We’ve had enough distortions foisted on the public by Congressional manipulation in the past. Just look at the Medicare drug plan offered the public a few years back.

"The Medicare drug benefit was a camel of a program. It mated a liberal proposition — expanding a government entitlement — with a conservative solution — having private insurers dispense the coverage and forbidding the government to negotiate drug prices," said Providence Journal columnist Froma Harrop, "The result was a complicated benefit that cost taxpayers a lot more than it had to."

Why, you might ask, are members of Congress deaf to the opinions of the Americans in support of universal health coverage as exemplified in poll after poll, and in particular, a government plan that competes with private insurance? Powerful Senate Democrats pretend not to hear and are squirming in the opulent executive chairs offering phony alternatives.

Why do they insist that the country can’t afford public health care and insist such a measure would not pass Congress when they haven’t even started the debate or listened to enlightened testimony? They say they only want to help secure Republican votes for the camel which will displace Obama’s horse.

"Indeed, many of the most intransigent Democrats don't bother to make actual arguments to support their position. Nor do they seem to worry that Democratic voters and the party's main constituencies overwhelmingly support the public option and universal coverage." columnist Joe Conason contends.
"Sen. Mary Landrieu, D-La., has simply stated... that she refuses to support a public option. Sen. Ron Wyden, D-Ore., who has tried to fashion a plan that will entice Republicans, warns that the public option is a step toward single-payer health care ..."

They ignore the Obama point that we’ve been told of how efficient American private insurers are that he doesn’t believe anything government does will effect their business. They’ll just have to compete instead of collude on prices. Further, he asks the nay sayers why worry since they are forever claiming that government cannot do anything well.

Conason points out that "Sen. Dianne Feinstein, D-Calif., feebly protests that her state's mismanagement by a Republican governor must stall the progress of the rest of the country. Sen. Kent Conrad, D-N.D., says he has a better plan involving regional cooperatives, which would be unable to effectively compete with the insurance behemoths or bargain with pharmaceutical giants."

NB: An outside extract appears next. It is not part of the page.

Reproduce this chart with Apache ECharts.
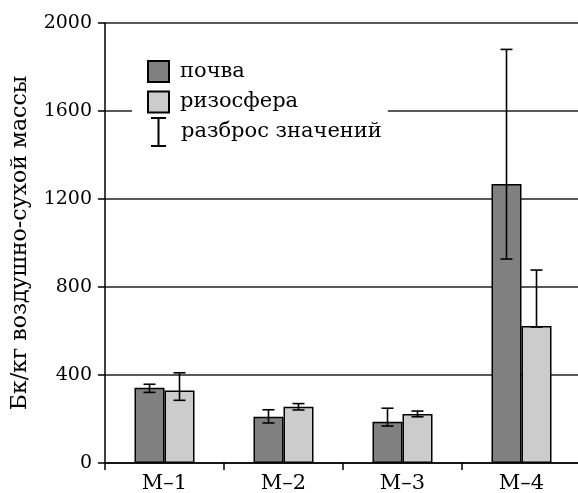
<!DOCTYPE html>
<html>
<head>
<meta charset="utf-8">
<script src="https://cdn.jsdelivr.net/npm/echarts@6/dist/echarts.min.js"></script>
<style>html,body{margin:0;padding:0;background:#fff}#c{width:578px;height:493px}</style>
</head>
<body>
<div id="c"></div>
<script>
var categories = ['М–1', 'М–2', 'М–3', 'М–4'];
var soil = [342, 210, 188, 1268];
var soilLow = [321, 182, 168, 927];
var soilHigh = [358, 242, 249, 1880];
var rhizo = [330, 256, 223, 623];
var rhizoLow = [285, 241, 210, 618];
var rhizoHigh = [410, 270, 236, 877];
var yTicks = [0, 400, 800, 1200, 1600, 2000];

var FONT = 'DejaVu Serif';
var BAR_W = 30;

var errData = [];
for (var i = 0; i < categories.length; i++) {
  errData.push([i, soilLow[i], soilHigh[i], -1]);
  errData.push([i, rhizoLow[i], rhizoHigh[i], 1]);
}

var chart = echarts.init(document.getElementById('c'), null, {renderer: 'canvas'});
chart.setOption({
  animation: false,
  backgroundColor: '#fff',
  textStyle: {fontFamily: FONT, color: '#000'},
  grid: {left: 105, top: 23, width: 476, height: 440, containLabel: false, outerBoundsMode: 'none'},
  legend: [{
    orient: 'vertical',
    left: 132, top: 52,
    padding: [8, 20, 0, 15],
    backgroundColor: '#fff',
    itemWidth: 21, itemHeight: 21, itemGap: 7.5,
    icon: 'rect',
    textStyle: {fontFamily: FONT, fontSize: 21, color: '#000', padding: [0, 0, 0, 6]},
    data: ['почва', 'ризосфера'],
    z: 10
  }, {
    orient: 'vertical',
    left: 132, top: 106,
    padding: [11, 6, 6, 19],
    backgroundColor: '#fff',
    itemWidth: 15, itemHeight: 30,
    textStyle: {fontFamily: FONT, fontSize: 21, color: '#000', padding: [0, 0, 0, 10]},
    data: [{name: 'разброс значений', icon: 'path://M0,0H15V2H8.5V28H15V30H0V28H6.5V2H0Z', itemStyle: {color: '#000', borderWidth: 0}}],
    z: 10
  }],
  xAxis: {
    type: 'category',
    data: categories,
    axisLine: {lineStyle: {color: '#000', width: 1.5}},
    axisTick: {show: true, length: 7, lineStyle: {color: '#000', width: 1.5}},
    axisLabel: {fontFamily: FONT, fontSize: 21, color: '#000', margin: 10}
  },
  yAxis: {
    type: 'value',
    min: 0, max: 2000, interval: 400,
    name: 'Бк/кг воздушно-сухой массы',
    nameLocation: 'middle',
    nameRotate: 90,
    nameGap: 74,
    nameTextStyle: {fontFamily: FONT, fontSize: 22, color: '#000'},
    axisLine: {show: true, lineStyle: {color: '#000', width: 1.5}},
    axisTick: {show: true, length: 7, lineStyle: {color: '#000', width: 1.5}},
    axisLabel: {fontFamily: FONT, fontSize: 19, color: '#000', margin: 13,
      formatter: function (v) { return yTicks.indexOf(v) >= 0 ? String(v) : ''; }},
    splitLine: {show: true, lineStyle: {color: '#222', width: 1.5}}
  },
  series: [{
    name: 'почва', type: 'bar', data: soil, barWidth: BAR_W, barGap: '0%',
    itemStyle: {color: '#808080', borderColor: '#000', borderWidth: 1.5}, z: 2
  }, {
    name: 'ризосфера', type: 'bar', data: rhizo, barWidth: BAR_W, barGap: '0%',
    itemStyle: {color: '#cccccc', borderColor: '#000', borderWidth: 1.5}, z: 2
  }, {
    name: 'разброс значений', type: 'custom', data: errData, z: 5,
    itemStyle: {color: '#000'},
    encode: {x: 0, y: [1, 2]},
    renderItem: function (params, api) {
      var c = api.value(0);
      var lo = api.coord([c, api.value(1)]);
      var hi = api.coord([c, api.value(2)]);
      var x = lo[0] + api.value(3) * BAR_W / 2;
      var cap = 6;
      var st = {stroke: '#000', lineWidth: 1.6, fill: null};
      return {type: 'group', children: [
        {type: 'line', shape: {x1: x, y1: lo[1], x2: x, y2: hi[1]}, style: st},
        {type: 'line', shape: {x1: x - cap, y1: lo[1], x2: x + cap, y2: lo[1]}, style: st},
        {type: 'line', shape: {x1: x - cap, y1: hi[1], x2: x + cap, y2: hi[1]}, style: st}
      ]};
    }
  }]
});
</script>
</body>
</html>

Obama would be right to conclude that with Democrat supporters like these who needs enemies. Consider Sen. Landrieu, who represents one of the poorest states with a working classes badly in need of health coverage. She has received nearly $1.7 million from medical interests including insurance companies and drug firms, according to the Center of Responsive Politics, a nonpartisan watchdog group.

You can be sure that the cabal of medical interests will step up their financial involvement in senatorial contributions as the health care debate intensifies. Will political donors take precedence over constituents? They have in the past, so put away the champagne bottles. That’s the shame of Congress.

2 comments:

Unknown said...

Don,
You failed to connect this week's topic with last week's. Clearly the solution is to give free doses of Viagra to the republican congressmen as part of a special "health care for politicians" program. Then they will so busy having affairs that they will foget to vote against the legislation.

Howard Hammerman

irwinb said...

Enjoyed the blog.

I feel that your predictions for a meaningful National Health Reform are too pessimistic.

I believe there will be legislation that will address the issues of universal coverage (dealing with the uninsured), and there will be a public option (but not as strong an option as I would prefer).

I also believe that the bill will in some way deal with the taxing of "high end" insurance policies, as a way to satsfy the CBO, and conservatives worries about the cost of the program.

What concerns me is that the legislation will not deal sufficiently with the cost issue, which will require that we begin to rein in the costs of healthcare by doing something about "fee for service" method of delivering care.

I suggest that everybody read the article by Dr. Guwande in the June 1st, issue of the New Yorker.

I hope I am more right on this issue than you are. We must have health care reform.